The political cartoon, the late-night monologue, the dystopian farce—all bear the marks of that original Dionysian rebellion. When Dr. Strangelove ends with the world blowing up to a cheerful tune, it channels the absurdist, catastrophic laughter of The Birds or Peace. The World History Encyclopedia rightly observes that Greek comedy’s greatest legacy is its insistence that no institution, no leader, and no ideology should be beyond the reach of a well-aimed joke. The comic mask, with its exaggerated grin, remains a universal symbol of the human capacity to step back, see itself as ridiculous, and yet keep going.

The Festival Spirit and the Birth of Comedic Freedom

It is impossible to separate the achievement of Greek comedy from the ritual contexts that nourished it. The Dionysian festivals were not passive entertainments; they were transformative events where social hierarchies were temporarily inverted. Slaves and free citizens drank together, women might attend, and the stage allowed every conceivable authority—politicians, generals, philosophers, even the gods—to be mocked. This temporary suspension of the ordinary rules created a unique laboratory for free expression. Aristophanes could say things in the theater that would have been dangerous in the assembly, protected by the festival license and the comic mask. That tradition of licensed dissent, of using humor to puncture power, is one of democracy’s most subtle but essential safeguards.

Modern research into the performance conditions continues to illuminate how the chorus’s song and dance, the exaggerated masks, and the open-air acoustics contributed to a kind of communal catharsis distinct from tragedy’s pity and fear. The laughter of thousands echoing across the slopes of the Acropolis was itself a political act—a collective assertion that the city could survive its own self-criticism. The Metropolitan Museum of Art’s overview of Greek theater reminds us that the theater of Dionysus was not only a place of art but a civic monument, its stone seats inscribed with the names of the tribes and officials who made the performances possible. Comedy was, quite literally, carved into the heart of the city.

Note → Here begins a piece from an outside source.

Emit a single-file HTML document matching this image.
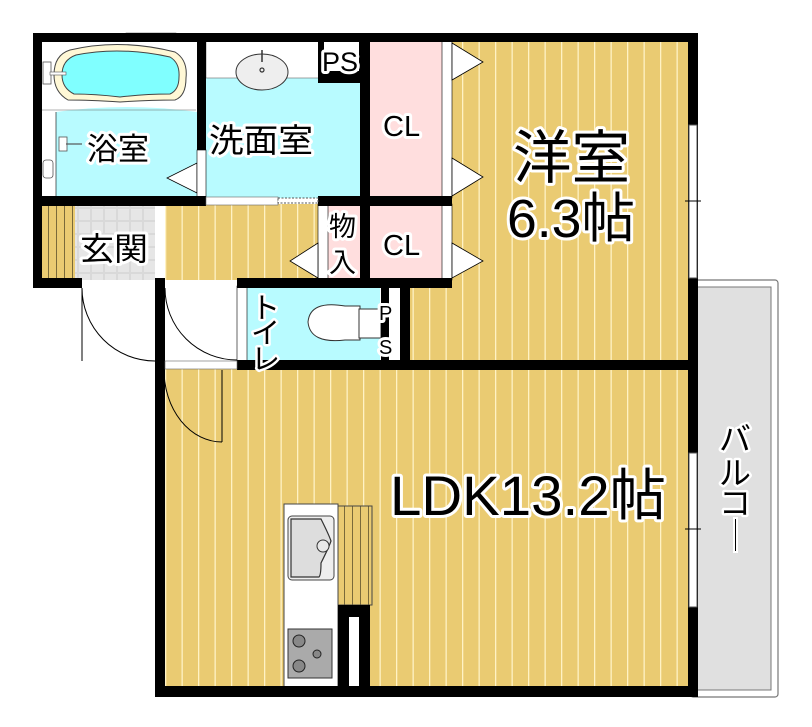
<!DOCTYPE html>
<html><head><meta charset="utf-8"><style>
html,body{margin:0;padding:0;background:#fff;}
svg{display:block;}
text{font-family:"Liberation Sans","Noto Sans CJK JP",sans-serif;paint-order:stroke;stroke:#fff;stroke-linejoin:round;fill:#000;}
</style></head><body>
<svg width="812" height="727" viewBox="0 0 812 727" xmlns="http://www.w3.org/2000/svg">
<defs>
<pattern id="wood" width="16.5" height="10" patternUnits="userSpaceOnUse">
<rect width="16.5" height="10" fill="#EACB72"/>
<rect x="0" width="1.3" height="10" fill="#FFF2C4"/>
</pattern>
<pattern id="wood2" width="8" height="10" patternUnits="userSpaceOnUse">
<rect width="8" height="10" fill="#EACB72"/>
<rect x="0" width="1" height="10" fill="#7a6a3a"/>
</pattern>
<pattern id="tile" width="13" height="13" patternUnits="userSpaceOnUse">
<rect width="13" height="13" fill="#d9d9d9"/>
<rect x="1" y="1" width="11" height="11" fill="#e6e6e6"/>
</pattern>
</defs>

<rect x="690" y="280" width="88" height="417" rx="3" fill="#fff" stroke="#777" stroke-width="1.2"/>
<rect x="697" y="287" width="74" height="403" fill="#e0e0e0" stroke="#777" stroke-width="1"/>

<rect x="443" y="40" width="247" height="322" fill="url(#wood)"/>
<rect x="408" y="286" width="40" height="76" fill="url(#wood)"/>
<rect x="163" y="368" width="527" height="320" fill="url(#wood)"/>
<rect x="163" y="204" width="157" height="76" fill="url(#wood)"/>
<rect x="163" y="286" width="76" height="76" fill="#fff"/>
<rect x="42" y="206" width="33" height="74" fill="url(#wood2)"/>
<rect x="75" y="206" width="80" height="74" fill="url(#tile)"/>
<rect x="155" y="206" width="10" height="74" fill="#fff"/>

<rect x="370" y="40" width="73" height="158" fill="#FFDEDE"/>
<rect x="370" y="204" width="73" height="76" fill="#FFDEDE"/>
<rect x="328" y="204" width="34" height="76" fill="#FFDEDE"/>
<rect x="318" y="204" width="10" height="76" fill="#fff" stroke="#000" stroke-width="0.6"/>
<rect x="442" y="40" width="10" height="158" fill="#fff" stroke="#000" stroke-width="0.6"/>
<rect x="442" y="204" width="10" height="76" fill="#fff" stroke="#000" stroke-width="0.6"/>

<rect x="42" y="40" width="157" height="158" fill="#fff"/>
<path d="M56 112 Q126 102 197 112 L197 196 L56 196 Z" fill="#B8FBFF"/>
<line x1="56" y1="112" x2="56" y2="196" stroke="#000" stroke-width="0.6"/>
<line x1="42" y1="110" x2="196" y2="110" stroke="#666" stroke-width="0.6"/>
<rect x="126" y="33" width="50" height="8" fill="#fff" stroke="#666" stroke-width="0.6"/>
<path d="M70 50 Q120 38 175 52 Q188 60 186 78 Q186 96 175 100 Q150 100 120 102 Q90 100 68 100 Q54 92 54 75 Q54 55 70 50 Z" fill="#FFF8D6" stroke="#444" stroke-width="1"/>
<path d="M76 55 Q120 46 170 57 Q180 63 179 77 Q179 90 170 94 Q145 94 120 97 Q95 94 74 94 Q62 88 62 75 Q62 60 76 55 Z" fill="#80FFFF" stroke="#444" stroke-width="1"/>
<rect x="43" y="62" width="8" height="22" fill="#fff" stroke="#555" stroke-width="0.8"/>
<rect x="50" y="72" width="16" height="3" fill="#fff" stroke="#555" stroke-width="0.6"/>
<rect x="59" y="137" width="8" height="14" fill="#fff" stroke="#555" stroke-width="0.8"/>
<line x1="66" y1="144" x2="82" y2="144" stroke="#555" stroke-width="1.2"/>
<rect x="43" y="160" width="10" height="18" rx="3" fill="#fff" stroke="#555" stroke-width="0.8"/>
<polygon points="197,163 197,193 167,178" fill="#fff" stroke="#000" stroke-width="0.8"/>

<rect x="206" y="40" width="154" height="158" fill="#B8FBFF"/>
<rect x="206" y="40" width="113" height="38" fill="#fff" stroke="#666" stroke-width="0.6"/>
<ellipse cx="262" cy="72" rx="26" ry="18" fill="#eee" stroke="#333" stroke-width="1"/>
<circle cx="262" cy="70" r="2" fill="none" stroke="#333" stroke-width="1.2"/>
<line x1="262" y1="50" x2="262" y2="62" stroke="#333" stroke-width="1.5"/>
<rect x="318" y="40" width="44" height="43" fill="#000"/>
<rect x="324" y="41" width="35" height="30" fill="#fff"/>
<rect x="197" y="150" width="9" height="48" fill="#fff" stroke="#000" stroke-width="0.6"/>

<rect x="239" y="286" width="163" height="76" fill="#B8FBFF"/>
<rect x="237" y="286" width="10" height="76" fill="#fff" stroke="#000" stroke-width="0.6"/>
<rect x="380" y="286" width="21" height="76" fill="#fff"/>
<path d="M360 306 L345 306 Q310 300 308 322 Q310 344 345 340 L360 340 Z" fill="#fff" stroke="#333" stroke-width="1"/>
<rect x="359" y="309" width="22" height="29" fill="#fff" stroke="#333" stroke-width="1"/>

<rect x="284" y="504" width="54" height="184" fill="#fff" stroke="#444" stroke-width="1"/>
<rect x="288" y="516" width="46" height="64" rx="4" fill="#eee" stroke="#444" stroke-width="1"/>
<path d="M291 519 h30 q8 16 10 22 q-2 6 -10 22 q0 12 -2 14 h-28 z" fill="#ddd" stroke="#333" stroke-width="1.2"/>
<circle cx="323" cy="546" r="6" fill="#e8e8e8" stroke="#333" stroke-width="1"/>
<rect x="288" y="629" width="44" height="49" fill="#aaa" stroke="#333" stroke-width="1"/>
<circle cx="299" cy="641" r="6" fill="#888" stroke="#222"/>
<circle cx="299" cy="666" r="6" fill="#888" stroke="#222"/>
<circle cx="317" cy="654" r="4" fill="#888" stroke="#222"/>
<rect x="338" y="506" width="34" height="99" fill="url(#wood2)" stroke="#444" stroke-width="1"/>
<rect x="338" y="605" width="32" height="90" fill="#000"/>
<rect x="349" y="617" width="10" height="71" fill="#fff"/>

<g fill="#000">
<rect x="33" y="33" width="664" height="9"/>
<rect x="33" y="33" width="9" height="255"/>
<rect x="33" y="278" width="49" height="10"/>
<rect x="155" y="278" width="10" height="419"/>
<rect x="155" y="686" width="542" height="11"/>
<rect x="688" y="33" width="10" height="664"/>
<rect x="197" y="33" width="9" height="117"/>
<rect x="33" y="196" width="173" height="10"/>
<rect x="360" y="33" width="10" height="255"/>
<rect x="318" y="196" width="134" height="10"/>
<rect x="237" y="278" width="215" height="10"/>
<rect x="237" y="360" width="460" height="10"/>
<rect x="400" y="278" width="10" height="92"/>
<rect x="381" y="288" width="8" height="72"/>
</g>
<rect x="206" y="197" width="72" height="8" fill="#fff" stroke="#666" stroke-width="0.6"/>
<rect x="278" y="198" width="40" height="5" fill="#fff" stroke="#555" stroke-width="1" stroke-dasharray="2,1.5"/>
<rect x="165" y="361" width="72" height="8" fill="#fff" stroke="#666" stroke-width="0.6"/>

<rect x="689" y="125" width="8" height="153" fill="#fff" stroke="#555" stroke-width="1"/>
<line x1="685" y1="201" x2="701" y2="201" stroke="#000" stroke-width="1"/>
<rect x="689" y="453" width="8" height="154" fill="#fff" stroke="#555" stroke-width="1"/>
<line x1="685" y1="529" x2="701" y2="529" stroke="#000" stroke-width="1"/>

<g fill="none" stroke="#000" stroke-width="1">
<path d="M82 288 A73 73 0 0 0 155 361"/>
<line x1="82" y1="288" x2="82" y2="361"/>
<path d="M165 288 A72 72 0 0 0 237 360"/>
<path d="M164 370 A58 72 0 0 0 222 442"/>
<line x1="222" y1="370" x2="222" y2="442"/>
</g>

<g fill="#fff" stroke="#000" stroke-width="0.8">
<polygon points="452,43 452,80 483,62"/>
<polygon points="452,158 452,196 483,177"/>
<polygon points="452,243 452,278 483,261"/>
<polygon points="318,243 318,278 290,261"/>
</g>

<g stroke-width="6">
<text x="87" y="160" font-size="31">浴室</text>
<text x="209" y="152" font-size="33" textLength="104" lengthAdjust="spacingAndGlyphs">洗面室</text>
<text x="80" y="260" font-size="32" textLength="68" lengthAdjust="spacingAndGlyphs">玄関</text>
<text x="322" y="71" font-size="27">PS</text>
<text x="383" y="136" font-size="29">CL</text>
<text x="383" y="255" font-size="29">CL</text>
<text x="329" y="236" font-size="27">物</text>
<text x="329" y="272" font-size="27">入</text>
<text x="513" y="178" font-size="58" textLength="117" lengthAdjust="spacingAndGlyphs">洋室</text>
<text x="507" y="237" font-size="54" textLength="128" lengthAdjust="spacingAndGlyphs">6.3帖</text>
<text x="390" y="515" font-size="56" textLength="276" lengthAdjust="spacingAndGlyphs">LDK13.2帖</text>
<text x="379" y="320" font-size="20">P</text>
<text x="379" y="354" font-size="20">S</text>
</g>
<g stroke-width="5" font-size="29">
<text x="251" y="318">ト</text>
<text x="251" y="343">イ</text>
<text x="251" y="369">レ</text>
<text x="719" y="450" font-size="32">バ</text>
<text x="719" y="484" font-size="32">ル</text>
<text x="719" y="514" font-size="32">コ</text>
<rect x="734" y="518" width="3" height="34" fill="#000" stroke="#fff" stroke-width="2"/>
</g>
</svg>
</body></html>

In tracing the journey from the phallic songs of the komos to the polished urbanity of Menander, we witness a civilization learning how to laugh at itself. The achievement is not merely literary; it is anthropological. Ancient Greeks invented the idea that truth can be told through a joke, that the fool may be wiser than the sage, and that a society that cannot laugh at its own absurdities may not deserve to survive. Those lessons, encoded in the works that survive, still provoke, delight, and unsettle us—just as they did when the masked chorus first danced into the orchestra, carrying the mad god and the gift of satirical freedom with them.